Flett, John Smith
Flett, John Smith
(b. Kirkwall, Orkney, Scotland, 26 June 1869; d. Ashdon, Essex, England, 26 January 1947)
Educated at the Burgh School, Kirkwall, and George Watson’s College, Edinburgh, Flett entered the University of Edinburgh at the age of seventeen. His academic career, of which he left an account (published posthumously), was one of remarkable promise. He read first for the arts degree, and the classics left him with a lifelong love of Horace, Catullus, and Lucretius; the other subjects in the course were mathematics, physics, metaphysics, moral philosophy, English, and political economy. Having graduated M.A. at nineteen, Flett proceeded to the B.Sc. in natural sciences and followed this with the medical degrees M.B. and C.M. in 1894.
After practicing medicine for a short time, Flett returned to the University of Edinburgh to become assistant to the professor of geology, James Geikie, and subsequently was promoted to a lectureship in petrology. His earliest researches were on the stratigraphy and petrology of the rocks of his homeland; this work was accepted for the D.Sc. in 1899. His five years as petrologist at Edinburgh gave Flett a sure grasp of the subject and a growing reputation, especially as a result of his studies of the monchiquitecamptonite suite of minor intrusions.
In 1910 Flett jointed the Geological Survey of Great Britain, succeeding Sir Jethro Teall as petrographer and quickly attaining district geologist status. In 1911 he returned to Edinburgh as assistant director in charge of the Geological Survey in Scotland. He became director of the Geological Survey of Great Britain in 1921, occupying this position with great distinction until his retirement in 1935. He was elected a fellow of the Royal Society in 1913 and was created a Knight of the Order of the British Empire in 1925.
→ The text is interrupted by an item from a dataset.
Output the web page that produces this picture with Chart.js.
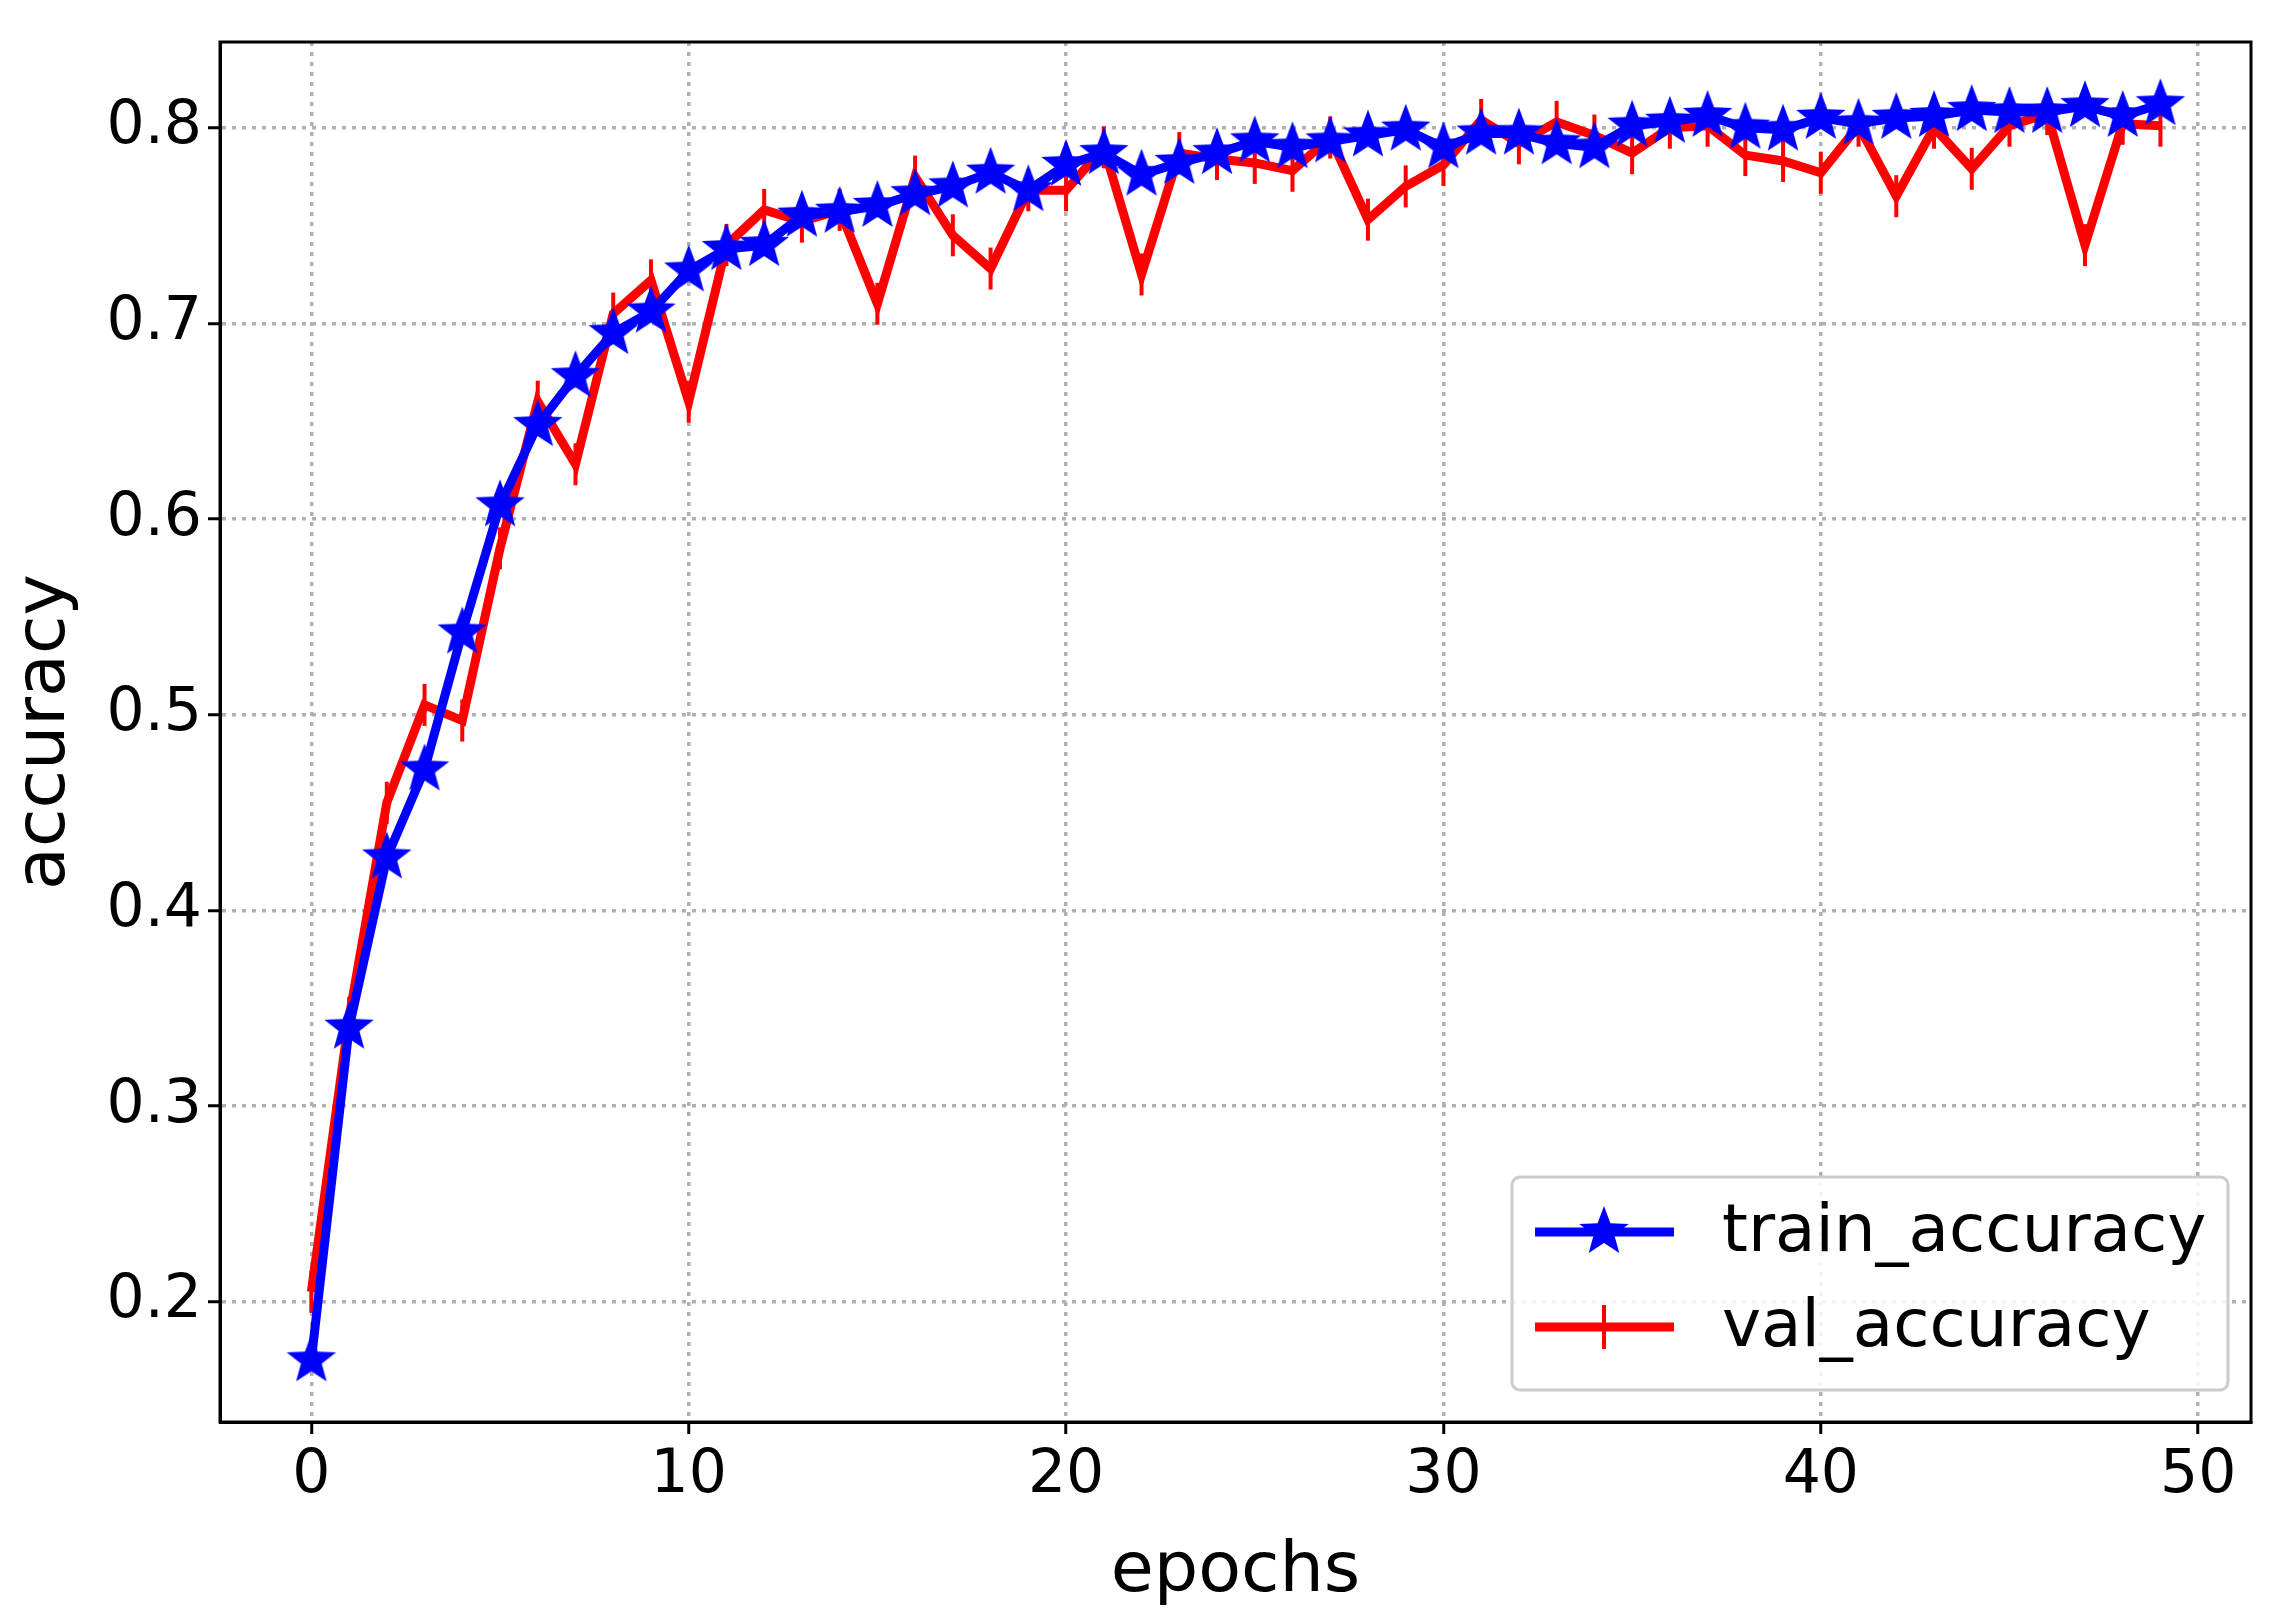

Flett’s scientific achievements, in addition to his work on Orkney, include important contributions to the geology of Cornwall, especially his work on the sediments, metamorphic rocks, and igneous masses of the Lizard and adjacent areas. That some revision of the dating of the ancient sediments was needed as a result of the work of E. M. Hendriks does not detract from his basic work. Flett’s joint study with C. E. Tilley of the unusual cordierite-anthophyllite rocks of the aureole of the Land’s End granite is significant in metamorphic petrology, but he is remembered more generally for the formulation, with Henry Dewey, of the spilite suite, a worldwide type characteristic of early geosynclinal history. As Survey petrographer, Flett’s work ranged widely over the richly varied rocks of the British Isles and is recorded in contributions to thirty-six issues of the Survey’s Memoirs, covering areas as separated as Caithness and Meneage (1902–1947). Abroad, his best-known work arose from a Royal Society expedition to St. Vincent after the eruption of Soufrière in 1902; Tempest Anderson was his collaborator.
After 1911 Flett’s energies turned to administration, and it was his powerful leadership that left its mark on science. Some of the Geological Survey’s best work was done under him, such as the completion of the highly detailed mapping of the Tertiary volcanoes and the revision of the major coalfields. More than this, it was Flett’s determination that brought to fruition the move of the Museum of Practical Geology (now called the Geological Museum) from its Victorian site behind Piccadilly to the present splendid building in South Kensington.
Flett became increasingly deaf, but there were those who believed that his success as an administrator was due to his hearing only those proposals according with his own wishes.
I. Original Works. A full list of Flett’s writings is given in the Royal Society obituary notice cited below. Among them are “The Old Red Sandstone of the Orkneys,” in Transactions of the Royal Society of Edinburgh, 39 (1898) 383–424; The Trap Dykes of the Orkneys,” ibid., 39 (1900) 865–918; “Report on the Eruption of Soufrière in St. Vincent in 1902, and on a Visit to Montague pélée, in Martinique,” in Philosophical Transactions of the Royal Society, 200A (1903) 353–553, written with T. Anderson; “On Some British Pillow-Lavas and the Rocks Associated With Them,” in Geological Magazine, 5th ser., 8 (1911), 202–209, 241–248, written with H. Dewey; “Hornfelses from Kenidjack, Cornwall,” in Memoirs of the Geological Survey. Summary of Progress for 1929 (1930), 24–41, written with C. E. Tilley; “Geology of Lizard and Meneage (Explanation of Sheet 359),” in Memoirs of the Geological Survey of Great Britain (London, 1912, 2nd ed. [by Flett], 1946), written with J. B. Hill; The First Hundred Years of the Geological Survey of Great Britain (London, 1937); and “Memories of an Edinburg Student, 1886–1894,” in University of Edinburgh Journal, 15 (1950) 160–182.
II Secondary Literature. See E. B. Bailey, Geological Survey of Great Britain (London, 1952), passim; and H. H. Read, “John Smith Flett, 1869–1947,” in Obituary Notices of Fellows of the Royal Society of London, 5 (1948), 689–696.